Denzel Washington returns as Robert McCall, a mysterious former government operative who has retired and is now driving for Lyft. The beginning of The Equalizer 2 is just McCall driving around, eavesdropping on his riders and using his Murder Skills to help people out. He travels to Turkey to rescue a kid caught in the middle of an ugly custody battle, then he wipes out a gaggle of Chads for assaulting their co-worker (v. satisfying). If the whole movie was just McCall going around solving problems with his fists, then Equalizer 2 might be onto something. Unfortunately for everyone involved, though, it attempts a plot which is not interesting and doesn’t really work. To discuss why this doesn’t work we have to talk about the whole movie, so consider this your spoiler warning. 
 
Action movies are not usually built for sequels. They’re simple narratives that tend to use very broad archetypes and black-and-white morality that doesn’t allow for a lot of invention beyond the initial idea. This is why every progressive Die Hard movie gets worse, it’s why Speed 2 sucks—well this, and the boat—and it’s why The Equalizer 2 is doomed. Without a fanciful idea like “hidden assassin world” that can be built out in further films, Denzel and director Antoine Fuqua are condemned to repeat themselves.
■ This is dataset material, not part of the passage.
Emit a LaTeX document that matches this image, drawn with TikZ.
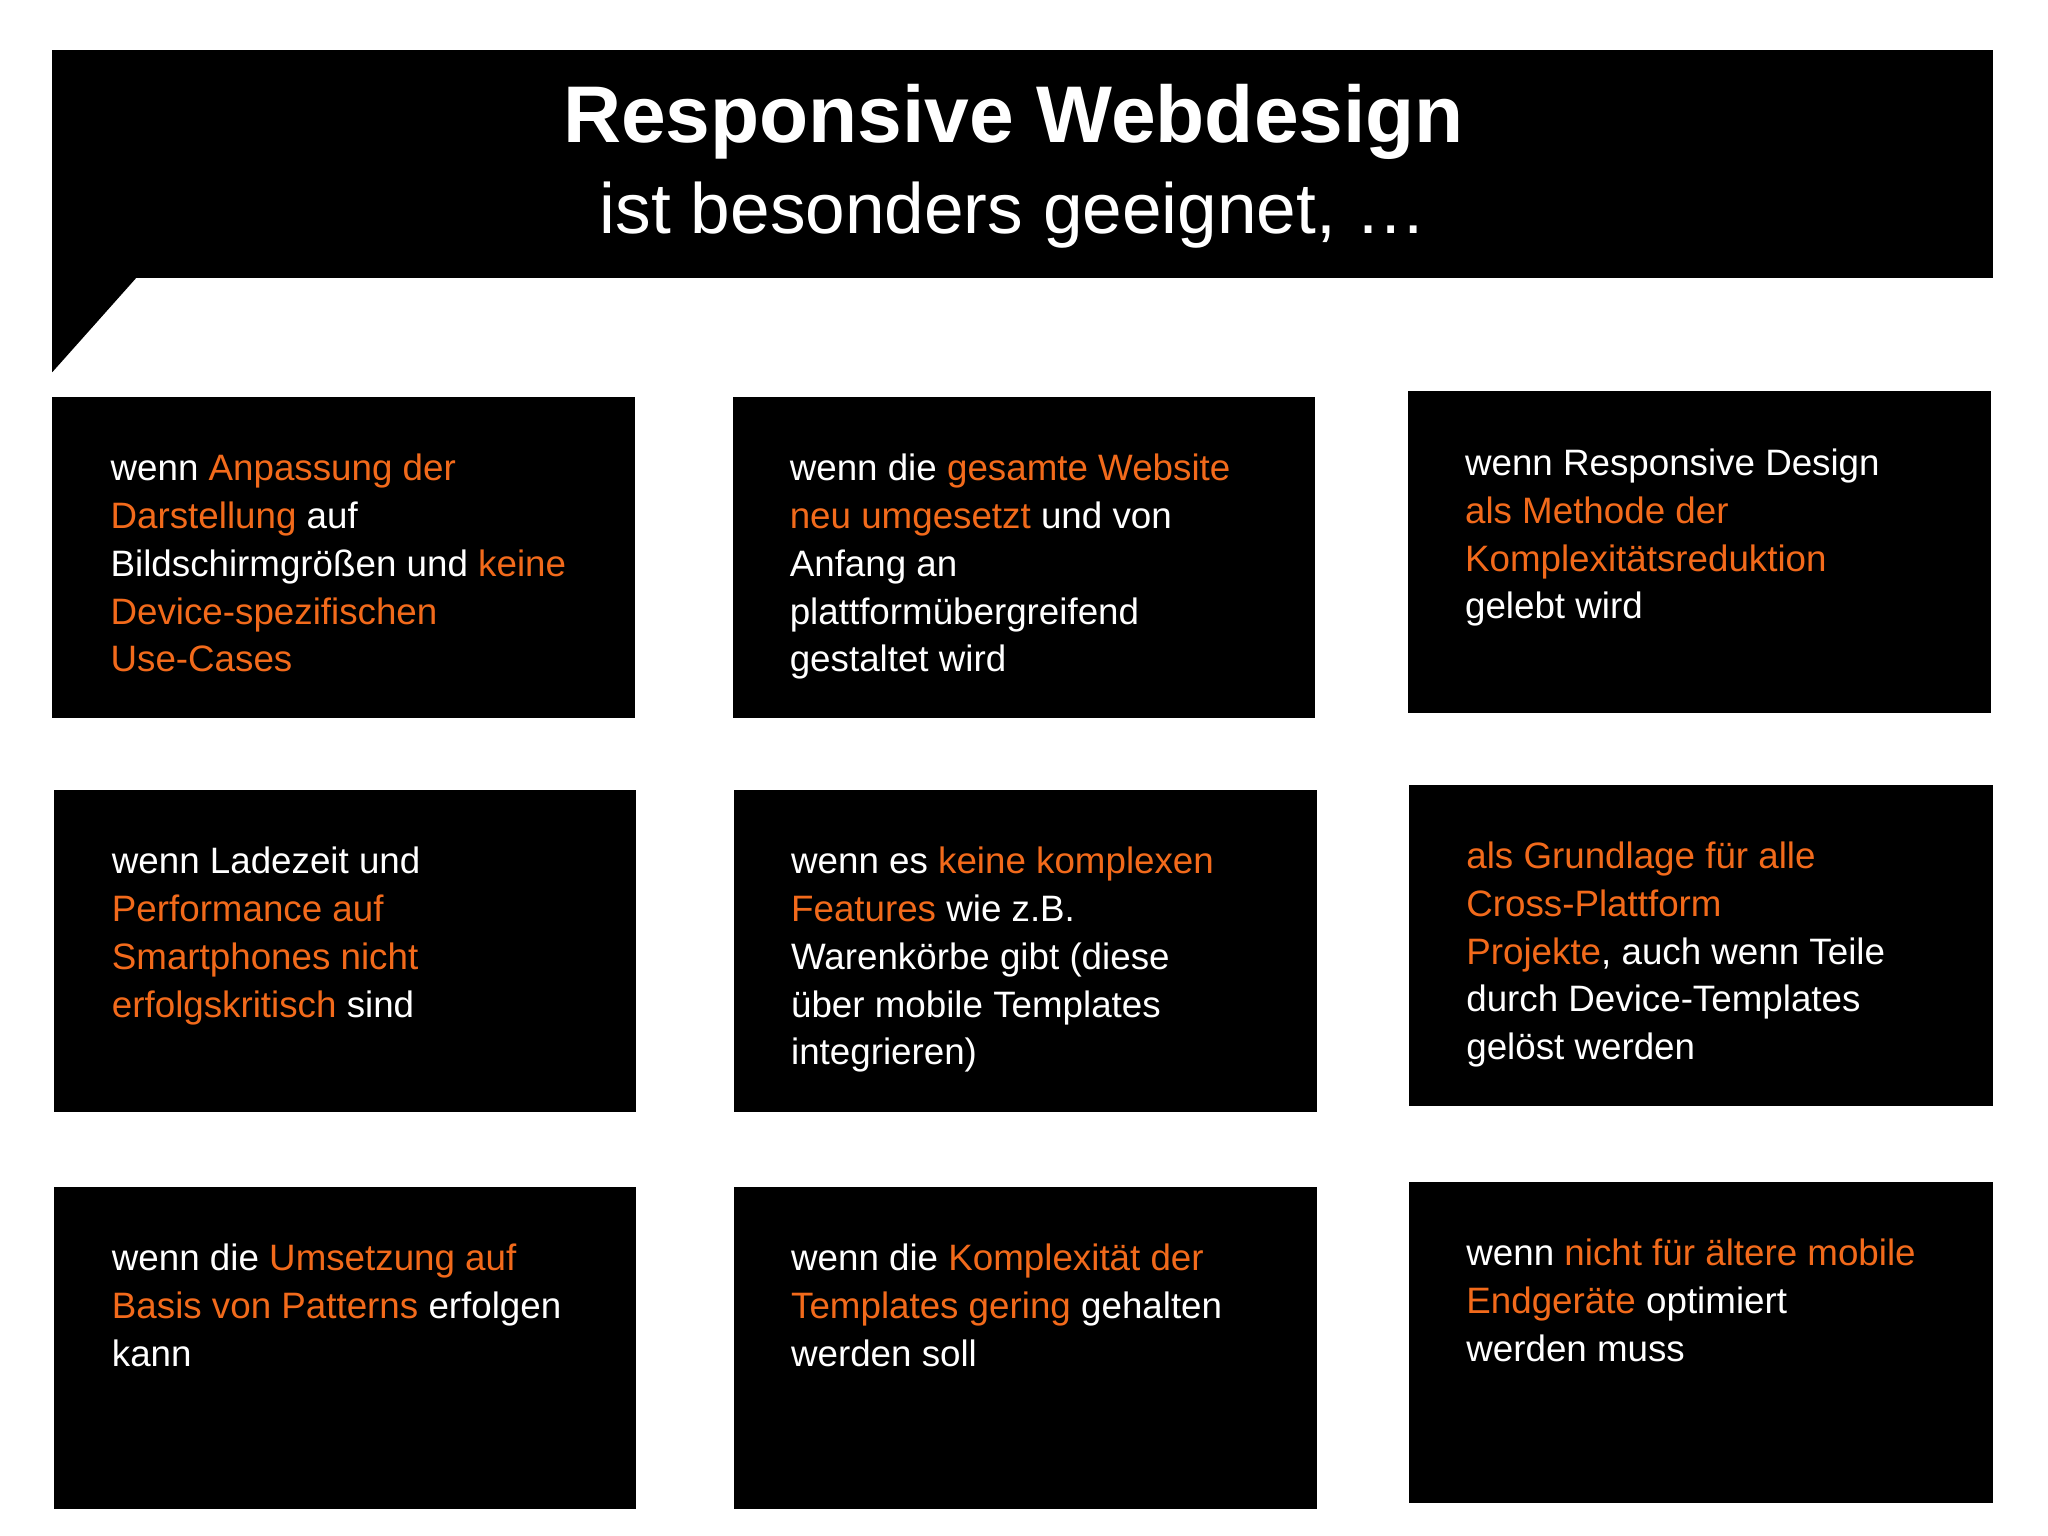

And worse, they utilize one of the laziest sequel tropes out there: turn the good guys bad. When McCall’s old buddy Susan (Melissa Leo) gets murdered in Belgium while herself investigating the suspicious death of a CIA asset, McCall gets drawn into the investigation and realizes the whole mess is down to assassins cleaning up after themselves.

Guess who the assassins are? McCall’s old CIA pals! The good guys from part one are the bad guys in part two, and that makes the world of The Equalizer very small and dull. Making the good guys bad screams “we don’t actually have an idea for a sequel”. And indeed, despite Denzel’s charisma and a couple good action sequences, Equalizer 2 is a slog. The pace is best described as “molasses on a cold day”, and all the dramatic tension derives from McCall discovering his buddies have gone rogue. That could be dramatic, right? Well it SHOULD be, but the whole thing is so goddamn slow you’re half asleep by the time the big reveal rolls around. And then the finale, which occurs during a hurricane, unfurls at a snail’s pace which sucks all the energy out of what should be a ludicrously fun climax.
 
The Equalizer 2 is aiming to be a cerebral action flick, but it doesn’t have enough plot to sustain it and what plot it does have relies on one of the dullest, laziest clichés in the genre. Denzel is great—he’s ALWAYS great—and he can sell bits and pieces of the movie, but even he can’t carry this mess over the finish line. And it’s a weirdly flat effort from Fuqua, who usually puts an interesting visual spin even on his less-good movies. But it’s like everyone is so concerned with Equalizer 2 being serious that everyone forgot to make it good. Well not Denzel, he’s trying very hard, but he is being let down at every step and stage. The Equalizer 2 is a slow, ponderous affair that not even Denzel’s considerable charisma can save.